Giovedì 18 Aprile 2024

La resurrezione degli enti-zombie. Venti miliardi di privilegi immortali

Uno spreco senza fine, dai palafrenieri siciliani ai centri anti-analfabeti

 Matteo Renzi (Ansa)

Matteo Renzi (Ansa)

Roma, 22 ottobre 2016 - QUANTI sono gli enti ‘inutili’? «Chiudiamoli». La magnifica idea che periodicamente affiora nel governo del Paese per ora è sempre rimasta tale. Chi ha provato, ha desistito. Già, perché la più inestricabile giungla del sottopotere è diventata parte integrante e sostanziale dell’Italia che non cambia.  A leggere certi nomi il sorriso è spontaneo, però diventa rabbia alla notizia del conto complessivo. Soggetti come il Centro studi transfrontalieri del Comelico, l’Opera nazionale dei figli degli aviatori o l’istituto regionale per le Ville Tuscolane – e i loro fratelli benemeriti, da nord a sud, isole comprese – costano globalmente alla collettività «da 10 a 20 miliardi l’anno». Questa, almeno, è la stima riassuntiva di chi ha provato a cimentarsi sulla scivolosissima questione.

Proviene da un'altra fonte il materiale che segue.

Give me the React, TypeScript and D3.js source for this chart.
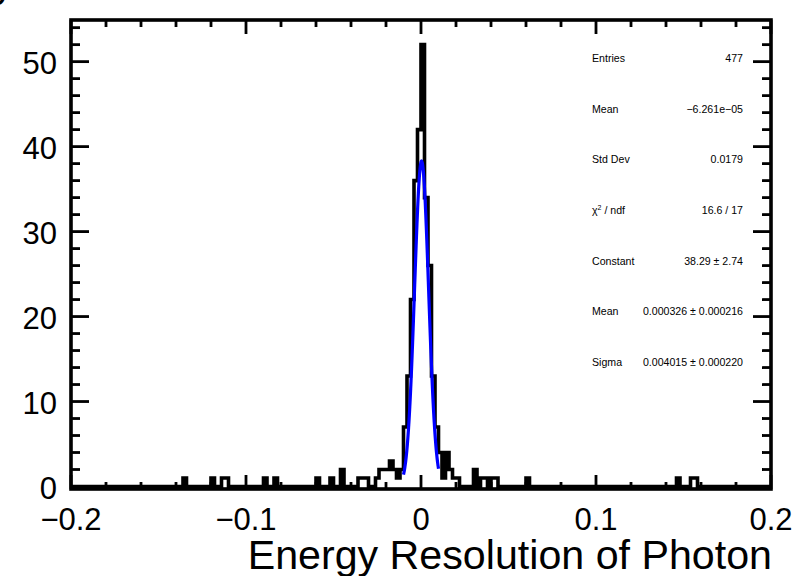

Tanto per cominciare nessuno sa, con precisione, quali e quanti siano gli enti effettivamente ‘inutili’. Si va dai 500 denunciati dal Codacons ai 550 censiti dal governo Monti, agli oltre 3.000 fatti balenari dall’Upi nei giorni in cui la battaglia per la sopravvvivenza delle Province suggeriva l’indicazione un po’ carogna di altre vittime che placassero il legislatore – e la gente. Chi ha ragione? Se contare le stelle può essere divertente, contare i carrozzoni pubblici un po’ meno, soprattutto in mancanza di universali unità di misura. Ma se si includono le sedi periferiche delle tante strutture che punteggiano il Paese, la quota non può che lievitare nella fascia alta delle stime. 

UN SOTTOBOSCO speciale abbranca l’Italia. Prendiamo l’Unione nazionale per la lotta contro l’analfabetismo, primo presidente Francesco Saverio Nitti. Oggi continua imperterrita la sua missione dalla sede romana di Palazzo Sora, in Corso Vittorio Emanuele II, e dalle sue sedi locali: 35 Centri di Cultura per l’Educazione permanente, da Pescia a Oristano, che hanno ricevuto persino l’encomio dell’Unesco. Secondo l’Istat, l’analfabetismo oggi in Italia affligge appena l’1% della popolazione. Bene. L’Unla vira su corsi di italiano per gli stranieri e di computer e web per gli analfabeti digitali. Essenziale nell’Italia 2016? Forse no. Ma l’essenzialità non è un requisito di legge. E la patente di ‘inutilità’ – dopo anni di lavoro – non è così facile da affibbiare. Certo, alcuni soggetti gridano vendetta già dal nome: l’Ente campano per lo studio dei materiali plastici e per i poteri di difesa dalla corrosione, per esempio, è in liquidazione. Altri hanno perso aderenza, ma mantegono organismi dirigenti, sindaci revisori, patrimoni mobiliari, immobiliari e personale che non può essere lasciato a spasso. Come gli incolpevoli 40 palafrenieri della tenuta siciliana dell’Ambelìa: sono sopravvissuti alla progressiva diminuzione degli stalloni arabi che erano l’orgoglio dell’Istituto incremento ippico, ora a rischio di incorporazione nell’Ente sviluppo agricolo siciliano. Operazione stoppata dalla politica. Senza dimenticare che chiudere un ente, tra nomina di commissari e procedure di liquidazione, può esser nell’immediato più costoso che tenerlo in vita (con le sue clientele). 

CHE la normativa taglia-enti sia un ginepraio è assodato e condiviso. Nell’ottobre 2013 gli uffici della Camera hanno dato alle stampe un dossier tematico di 74 pagine. A pagina 14, paragrafo 5.1, sta scritto così: «L’effetto combinato delle criticità fin qui rilevate ha di fatto impedito che l’andamento della normativa taglia­enti procedesse in modo ordinato e coerente, forse in assenza di una strategia di fondo unitaria e di una chiara visione d’insieme degli interventi da mettere in atto». Tre anni dopo, nessuna novità.